■ **EXERCISE DIRECTIONS**:
Reproduce the listing below without changes, except that pictures are left out.

■ **DATA LINES**:
_____
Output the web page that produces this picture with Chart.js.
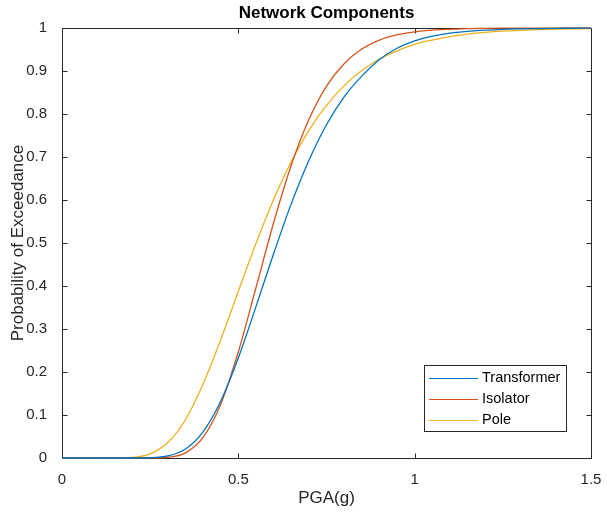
<!DOCTYPE html>
<html>
<head>
<meta charset="utf-8">
<script src="https://cdn.jsdelivr.net/npm/chart.js@4.4.0/dist/chart.umd.min.js"></script>
<style>
  html, body { margin: 0; padding: 0; background: #ffffff; }
  #wrap { width: 607px; height: 513px; position: relative; }
</style>
</head>
<body>
<div id="wrap"><canvas id="c" width="607" height="513"></canvas></div>
<script>
const chartTitle = "Network Components";
const xAxisTitle = "PGA(g)";
const yAxisTitle = "Probability of Exceedance";
const seriesNames = ["Transformer", "Isolator", "Pole"];

const pga = [0, 0.05, 0.1, 0.15, 0.2, 0.25, 0.3, 0.35, 0.4, 0.45, 0.5, 0.55, 0.6, 0.65, 0.7, 0.75,
             0.8, 0.85, 0.9, 0.95, 1.0, 1.05, 1.1, 1.15, 1.2, 1.25, 1.3, 1.35, 1.4, 1.45, 1.5];
const transformer = [0, 0, 0, 0, 0.00002, 0.0005, 0.0047, 0.021, 0.061, 0.132, 0.233, 0.352, 0.475, 0.591, 0.692, 0.775,
                     0.840, 0.888, 0.927, 0.953, 0.970, 0.981, 0.988, 0.992, 0.995, 0.997, 0.998, 0.9987, 0.9992, 0.9995, 0.9997];
const isolator = [0, 0, 0, 0, 0.000001, 0.0001, 0.0017, 0.012, 0.048, 0.125, 0.247, 0.396, 0.547, 0.681, 0.787, 0.865,
                  0.917, 0.951, 0.972, 0.984, 0.991, 0.995, 0.997, 0.9986, 0.9992, 0.9996, 0.9998, 0.9999, 0.9999, 1, 1];
const pole = [0, 0, 0, 0.00006, 0.0013, 0.0096, 0.036, 0.089, 0.172, 0.275, 0.388, 0.499, 0.601, 0.689, 0.762, 0.820,
              0.866, 0.901, 0.928, 0.947, 0.962, 0.972, 0.980, 0.9856, 0.9896, 0.9925, 0.9946, 0.9961, 0.9972, 0.9980, 0.9985];

const xTicks = [0, 0.5, 1, 1.5];
const xTickLabels = ["0", "0.5", "1", "1.5"];
const yTicks = [0, 0.1, 0.2, 0.3, 0.4, 0.5, 0.6, 0.7, 0.8, 0.9, 1];
const yTickLabels = ["0", "0.1", "0.2", "0.3", "0.4", "0.5", "0.6", "0.7", "0.8", "0.9", "1"];

const colors = ["#0072BD", "#D95319", "#EDB120"];
const FONT = "'Liberation Sans', Arial, Helvetica, sans-serif";
const AXIS_COLOR = "#262626";

function pts(ys) { return pga.map((x, i) => ({ x: x, y: ys[i] })); }
const seriesValues = [transformer, isolator, pole];

const framePlugin = {
  id: 'frame',
  beforeDatasetsDraw(chart) {
    const { ctx, chartArea: a, scales } = chart;
    ctx.save();
    ctx.strokeStyle = AXIS_COLOR;
    ctx.lineWidth = 1;
    const L = Math.round(a.left) + 0.5, R = Math.round(a.right) + 0.5;
    const T = Math.round(a.top) + 0.5, B = Math.round(a.bottom) + 0.5;
    ctx.beginPath();
    ctx.rect(L, T, R - L, B - T);
    ctx.stroke();
    const tl = 5;
    ctx.beginPath();
    xTicks.forEach(v => {
      const px = Math.round(scales.x.getPixelForValue(v)) + 0.5;
      ctx.moveTo(px, B); ctx.lineTo(px, B - tl);
      ctx.moveTo(px, T); ctx.lineTo(px, T + tl);
    });
    yTicks.forEach(v => {
      const py = Math.round(scales.y.getPixelForValue(v)) + 0.5;
      ctx.moveTo(L, py); ctx.lineTo(L + tl, py);
      ctx.moveTo(R, py); ctx.lineTo(R - tl, py);
    });
    ctx.stroke();
    ctx.restore();
  },
  afterDraw(chart) {
    const { ctx, chartArea: a } = chart;
    ctx.save();
    // title
    ctx.fillStyle = "#000000";
    ctx.font = "bold 17px " + FONT;
    ctx.textAlign = "center";
    ctx.textBaseline = "middle";
    ctx.fillText(chartTitle, (a.left + a.right) / 2, 13);
    // legend
    const bx = 424.5, by = 365.5, bw = 142, bh = 66;
    ctx.fillStyle = "#ffffff";
    ctx.fillRect(bx, by, bw, bh);
    ctx.strokeStyle = "#262626";
    ctx.lineWidth = 1;
    ctx.strokeRect(bx, by, bw, bh);
    ctx.font = "14.5px " + FONT;
    ctx.textAlign = "left";
    ctx.textBaseline = "middle";
    chart.data.datasets.forEach((ds, i) => {
      const yy = 378 + i * 21;
      ctx.strokeStyle = ds.borderColor;
      ctx.lineWidth = 1.2;
      ctx.beginPath();
      ctx.moveTo(429, yy + 0.5);
      ctx.lineTo(478, yy + 0.5);
      ctx.stroke();
      ctx.fillStyle = "#000000";
      ctx.fillText(ds.label, 482, yy);
    });
    ctx.restore();
  }
};

new Chart(document.getElementById('c'), {
  type: 'line',
  data: {
    datasets: seriesNames.map((n, i) => ({
      label: n,
      data: pts(seriesValues[i]),
      borderColor: colors[i],
      backgroundColor: colors[i],
      borderWidth: 1.3,
      pointRadius: 0,
      fill: false,
      cubicInterpolationMode: 'monotone',
      clip: 2
    }))
  },
  options: {
    responsive: false,
    animation: false,
    devicePixelRatio: 1,
    layout: { padding: { top: 28, right: 16, left: 0, bottom: 0 } },
    plugins: {
      legend: { display: false },
      title: { display: false },
      tooltip: { enabled: false }
    },
    scales: {
      x: {
        type: 'linear',
        min: 0, max: 1.5,
        afterBuildTicks(s) { s.ticks = xTicks.map(v => ({ value: v })); },
        afterFit(s) { s.height = 55; },
        grid: { display: false },
        border: { display: false },
        ticks: {
          color: AXIS_COLOR,
          font: { family: FONT, size: 15 },
          padding: 5,
          maxRotation: 0,
          callback: (v) => { const k = xTicks.indexOf(v); return k >= 0 ? xTickLabels[k] : ''; }
        },
        title: { display: true, text: xAxisTitle, color: AXIS_COLOR, font: { family: FONT, size: 17 }, padding: { top: 1 } }
      },
      y: {
        type: 'linear',
        min: 0, max: 1,
        afterBuildTicks(s) { s.ticks = yTicks.map(v => ({ value: v })); },
        afterFit(s) { s.width = 62; },
        grid: { display: false },
        border: { display: false },
        ticks: {
          color: AXIS_COLOR,
          font: { family: FONT, size: 15 },
          padding: 7,
          callback: (v) => { const k = yTicks.indexOf(v); return k >= 0 ? yTickLabels[k] : ''; }
        },
        title: { display: true, text: yAxisTitle, color: AXIS_COLOR, font: { family: FONT, size: 17 }, padding: { top: 8, bottom: 0 } }
      }
    }
  },
  plugins: [framePlugin]
});
</script>
</body>
</html>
_____
■ **RESULT FOR THIS TASK**:
Output the web page that produces this picture with Chart.js.
<!DOCTYPE html>
<html>
<head>
<meta charset="utf-8">
<script src="https://cdn.jsdelivr.net/npm/chart.js@4.4.0/dist/chart.umd.min.js"></script>
<style>
  html, body { margin: 0; padding: 0; background: #ffffff; }
  #wrap { width: 607px; height: 513px; position: relative; }
</style>
</head>
<body>
<div id="wrap"><canvas id="c" width="607" height="513"></canvas></div>
<script>
const chartTitle = "Network Components";
const xAxisTitle = "PGA(g)";
const yAxisTitle = "Probability of Exceedance";
const seriesNames = ["Transformer", "Isolator", "Pole"];

const pga = [0, 0.05, 0.1, 0.15, 0.2, 0.25, 0.3, 0.35, 0.4, 0.45, 0.5, 0.55, 0.6, 0.65, 0.7, 0.75,
             0.8, 0.85, 0.9, 0.95, 1.0, 1.05, 1.1, 1.15, 1.2, 1.25, 1.3, 1.35, 1.4, 1.45, 1.5];
const transformer = [0, 0, 0, 0, 0.00002, 0.0005, 0.0047, 0.021, 0.061, 0.132, 0.233, 0.352, 0.475, 0.591, 0.692, 0.775,
                     0.840, 0.888, 0.927, 0.953, 0.970, 0.981, 0.988, 0.992, 0.995, 0.997, 0.998, 0.9987, 0.9992, 0.9995, 0.9997];
const isolator = [0, 0, 0, 0, 0.000001, 0.0001, 0.0017, 0.012, 0.048, 0.125, 0.247, 0.396, 0.547, 0.681, 0.787, 0.865,
                  0.917, 0.951, 0.972, 0.984, 0.991, 0.995, 0.997, 0.9986, 0.9992, 0.9996, 0.9998, 0.9999, 0.9999, 1, 1];
const pole = [0, 0, 0, 0.00006, 0.0013, 0.0096, 0.036, 0.089, 0.172, 0.275, 0.388, 0.499, 0.601, 0.689, 0.762, 0.820,
              0.866, 0.901, 0.928, 0.947, 0.962, 0.972, 0.980, 0.9856, 0.9896, 0.9925, 0.9946, 0.9961, 0.9972, 0.9980, 0.9985];

const xTicks = [0, 0.5, 1, 1.5];
const xTickLabels = ["0", "0.5", "1", "1.5"];
const yTicks = [0, 0.1, 0.2, 0.3, 0.4, 0.5, 0.6, 0.7, 0.8, 0.9, 1];
const yTickLabels = ["0", "0.1", "0.2", "0.3", "0.4", "0.5", "0.6", "0.7", "0.8", "0.9", "1"];

const colors = ["#0072BD", "#D95319", "#EDB120"];
const FONT = "'Liberation Sans', Arial, Helvetica, sans-serif";
const AXIS_COLOR = "#262626";

function pts(ys) { return pga.map((x, i) => ({ x: x, y: ys[i] })); }
const seriesValues = [transformer, isolator, pole];

const framePlugin = {
  id: 'frame',
  beforeDatasetsDraw(chart) {
    const { ctx, chartArea: a, scales } = chart;
    ctx.save();
    ctx.strokeStyle = AXIS_COLOR;
    ctx.lineWidth = 1;
    const L = Math.round(a.left) + 0.5, R = Math.round(a.right) + 0.5;
    const T = Math.round(a.top) + 0.5, B = Math.round(a.bottom) + 0.5;
    ctx.beginPath();
    ctx.rect(L, T, R - L, B - T);
    ctx.stroke();
    const tl = 5;
    ctx.beginPath();
    xTicks.forEach(v => {
      const px = Math.round(scales.x.getPixelForValue(v)) + 0.5;
      ctx.moveTo(px, B); ctx.lineTo(px, B - tl);
      ctx.moveTo(px, T); ctx.lineTo(px, T + tl);
    });
    yTicks.forEach(v => {
      const py = Math.round(scales.y.getPixelForValue(v)) + 0.5;
      ctx.moveTo(L, py); ctx.lineTo(L + tl, py);
      ctx.moveTo(R, py); ctx.lineTo(R - tl, py);
    });
    ctx.stroke();
    ctx.restore();
  },
  afterDraw(chart) {
    const { ctx, chartArea: a } = chart;
    ctx.save();
    // title
    ctx.fillStyle = "#000000";
    ctx.font = "bold 17px " + FONT;
    ctx.textAlign = "center";
    ctx.textBaseline = "middle";
    ctx.fillText(chartTitle, (a.left + a.right) / 2, 13);
    // legend
    const bx = 424.5, by = 365.5, bw = 142, bh = 66;
    ctx.fillStyle = "#ffffff";
    ctx.fillRect(bx, by, bw, bh);
    ctx.strokeStyle = "#262626";
    ctx.lineWidth = 1;
    ctx.strokeRect(bx, by, bw, bh);
    ctx.font = "14.5px " + FONT;
    ctx.textAlign = "left";
    ctx.textBaseline = "middle";
    chart.data.datasets.forEach((ds, i) => {
      const yy = 378 + i * 21;
      ctx.strokeStyle = ds.borderColor;
      ctx.lineWidth = 1.2;
      ctx.beginPath();
      ctx.moveTo(429, yy + 0.5);
      ctx.lineTo(478, yy + 0.5);
      ctx.stroke();
      ctx.fillStyle = "#000000";
      ctx.fillText(ds.label, 482, yy);
    });
    ctx.restore();
  }
};

new Chart(document.getElementById('c'), {
  type: 'line',
  data: {
    datasets: seriesNames.map((n, i) => ({
      label: n,
      data: pts(seriesValues[i]),
      borderColor: colors[i],
      backgroundColor: colors[i],
      borderWidth: 1.3,
      pointRadius: 0,
      fill: false,
      cubicInterpolationMode: 'monotone',
      clip: 2
    }))
  },
  options: {
    responsive: false,
    animation: false,
    devicePixelRatio: 1,
    layout: { padding: { top: 28, right: 16, left: 0, bottom: 0 } },
    plugins: {
      legend: { display: false },
      title: { display: false },
      tooltip: { enabled: false }
    },
    scales: {
      x: {
        type: 'linear',
        min: 0, max: 1.5,
        afterBuildTicks(s) { s.ticks = xTicks.map(v => ({ value: v })); },
        afterFit(s) { s.height = 55; },
        grid: { display: false },
        border: { display: false },
        ticks: {
          color: AXIS_COLOR,
          font: { family: FONT, size: 15 },
          padding: 5,
          maxRotation: 0,
          callback: (v) => { const k = xTicks.indexOf(v); return k >= 0 ? xTickLabels[k] : ''; }
        },
        title: { display: true, text: xAxisTitle, color: AXIS_COLOR, font: { family: FONT, size: 17 }, padding: { top: 1 } }
      },
      y: {
        type: 'linear',
        min: 0, max: 1,
        afterBuildTicks(s) { s.ticks = yTicks.map(v => ({ value: v })); },
        afterFit(s) { s.width = 62; },
        grid: { display: false },
        border: { display: false },
        ticks: {
          color: AXIS_COLOR,
          font: { family: FONT, size: 15 },
          padding: 7,
          callback: (v) => { const k = yTicks.indexOf(v); return k >= 0 ? yTickLabels[k] : ''; }
        },
        title: { display: true, text: yAxisTitle, color: AXIS_COLOR, font: { family: FONT, size: 17 }, padding: { top: 8, bottom: 0 } }
      }
    }
  },
  plugins: [framePlugin]
});
</script>
</body>
</html>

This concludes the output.